Pictures imperfect

Readers of this newspaper were mesmerized this week by staff photographer Luis Sinco’s two-part series about Lance Cpl. James Blake Miller, the man behind his now famous portrait, “Marlboro Marine.” Taken in 2004 during the battle of Fallouja, the photograph shows a weary Marine staring into the morning sun. His face is smeared with mud, the bridge of his nose is bloodied, and a cigarette dangles from his lips with a Bogart-style insouciance we rarely see anymore.

Sinco’s photograph, which appeared on the front pages of 160 newspapers and was a finalist for a Pulitzer Prize, is among the most celebrated photographs from the Iraq war to date. It is also, to my mind, the least consistent with the predominant aesthetic of the images that define this war. And that may be why we like it so much.

Despite all the professional “shooters” doing their best to cover the war, much of the action we see is brought to us by the people doing the fighting. Soldiers record artillery fire with hand-held digital video recorders and post the clips on YouTube. Snapshots taken with cellphones -- some as innocuous as tourist photos, others downright gruesome -- abound on the Internet. In other words, to look at photographs of the Iraq war is, quite often, to see guerrilla photojournalism.

In fact, it’s worth noting that many of the war’s most memorable photographs have come from nonprofessionals who, in true 21st century fashion, just happen to carry cameras with them most of the time. While certain recognizable moments -- the toppling of the statue of Saddam Hussein in Baghdad in 2003, for example -- were well documented by the pros, there are other familiar images that look as though the person who took them was more interested in having a souvenir than producing a historical document. Sure, we remember the news photos of the dapper, combative Hussein at his trial. But who can forget the infamous images of the imprisoned Hussein in his underwear, which appeared to have been taken by someone who just wanted some really cool pictures to e-mail home?

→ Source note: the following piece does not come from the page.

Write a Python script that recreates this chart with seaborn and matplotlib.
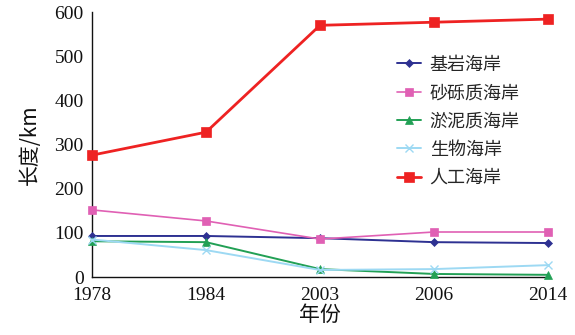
import matplotlib
matplotlib.use("Agg")
import matplotlib.pyplot as plt
import seaborn as sns
import pandas as pd

years = ["1978", "1984", "2003", "2006", "2014"]
series_names = ["基岩海岸", "砂砾质海岸", "淤泥质海岸", "生物海岸", "人工海岸"]
bedrock = [93, 93, 88, 79, 77]
gravel = [152, 127, 86, 102, 102]
muddy = [81, 79, 18, 7, 5]
biological = [85, 61, 16, 18, 27]
artificial = [276, 328, 570, 577, 584]

values = [bedrock, gravel, muddy, biological, artificial]
colors = ["#2e3192", "#e060b4", "#22a055", "#9dd9f3", "#ee2222"]
markers = ["D", "s", "^", "x", "s"]
msizes = [4, 5.5, 6, 6, 7]
lwidths = [1.4, 1.2, 1.4, 1.4, 2.0]

sns.set_theme(style="white")
plt.rcParams["font.family"] = ["Liberation Serif", "Noto Sans CJK SC"]
plt.rcParams["axes.unicode_minus"] = False

fig = plt.figure(figsize=(5.75, 3.35), dpi=100)
ax = fig.add_axes([0.16, 0.173, 0.793, 0.791])

pos = list(range(len(years)))
for name, vals, c, m, ms, lw in zip(series_names, values, colors, markers, msizes, lwidths):
    df = pd.DataFrame({"x": pos, "y": vals})
    sns.lineplot(data=df, x="x", y="y", ax=ax, color=c, marker=m,
                 markersize=ms, linewidth=lw, markeredgecolor=c,
                 markeredgewidth=1.0 if m == "x" else 0.5,
                 label=name, clip_on=False, zorder=3)

ax.set_xlim(0, 4)
ax.set_ylim(0, 600)
ax.set_xticks(pos)
ax.set_xticklabels(years)
ax.set_yticks(range(0, 601, 100))
ax.tick_params(axis="both", direction="in", length=3, width=0.8,
               labelsize=14, colors="#111111")
ax.tick_params(axis="y", pad=6)
ax.tick_params(axis="x", pad=7.5)
for side in ["top", "right"]:
    ax.spines[side].set_visible(False)
for side in ["left", "bottom"]:
    ax.spines[side].set_color("#111111")
    ax.spines[side].set_linewidth(1.0)

ax.set_xlabel("年份", fontsize=15, family=["Noto Sans CJK SC"], labelpad=0, color="#111111")
ax.set_ylabel("长度/km", fontsize=15, family=["Noto Sans CJK SC", "Liberation Serif"],
              labelpad=10, color="#111111")

leg = ax.legend(loc="upper left", bbox_to_anchor=(0.669, 0.835), frameon=False,
                borderpad=0, borderaxespad=0,
                prop={"family": "Noto Sans CJK SC", "size": 13},
                handlelength=1.3, handletextpad=0.5, labelspacing=0.57)

fig.savefig("out.png", dpi=100, facecolor="white")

Then, of course, there are the Abu Ghraib photos. They may permanently remain the most iconic images of the war, and a few in particular will likely become signature documents of the 21st century. But what are we to make of the fact that the images came out not because a photojournalist was there and made a decision -- used his or her trained eye -- to take pictures, but because a handful of very disturbed people decided to show off?

Historically speaking, the images from Abu Ghraib are every bit as important as the most famous images from the Vietnam War -- for example, Nick Ut’s photograph of a naked girl running down the road after a napalm attack on her village in 1972, or Eddie Adams’ photograph of Lt. Col. Nguyen Ngoc Loan executing a Viet Cong prisoner in 1968. But they don’t look as important. It’s not just that everything has more gravitas in black and white. It’s that the people taking the Abu Ghraib pictures were not doing so as witnesses or communicators or artists (a professional photojournalist is all three at once) but as gloaters. The result is that a human rights debacle is documented in a style more appropriate to spring break beer-chugging contests in Cancun.

As for a lot of the other footage from Iraq, it too embodies a mise-en-scene that might be described as the YouTube New Wave. When I called Sinco to ask why this was, he pointed out another piece of this equation, which is that the Pentagon is now running a much tighter public relations ship than it did during Vietnam. Between that and the dangers to journalists in general in Iraq, the professionals can’t always get to where the most effective shots might be, and they aren’t taking or transmitting as many pictures as they might otherwise.

“From colleagues I’ve talked to, it sounded like in Vietnam you could catch a helicopter anywhere in the country,” Sinco told me. “It’s a totally different deal now . . . there’s a censorship mechanism in place. [The military] does not want another shot of a kid crying over his dead parents.”


As for the Marlboro Marine photo (which prompted the military to offer Miller an early discharge, lest this poster boy ended up wounded or dead; Miller refused), Sinco suggests that people love it because the subject’s face shows the full spectrum of emotions and they can pick and choose from any of them. “The pro-war crowd saw patriotism,” he said. “The antiwar crowd saw a damaged person.”

But I’m still inclined to think that many of us, regardless of our position on the war, were drawn to the photograph simply because it looked so different from what we’re used to seeing from Iraq. Unlike a seat-of-the-pants snapshot from a cellphone, it bore the hallmarks of a photographer who, even in the heat of battle when he’s shooting like crazy, knows what he’s doing. In a war in which people increasingly seem to feel they don’t know what they’re doing, that’s a powerful message, a powerful illusion. And what is great photography if not that?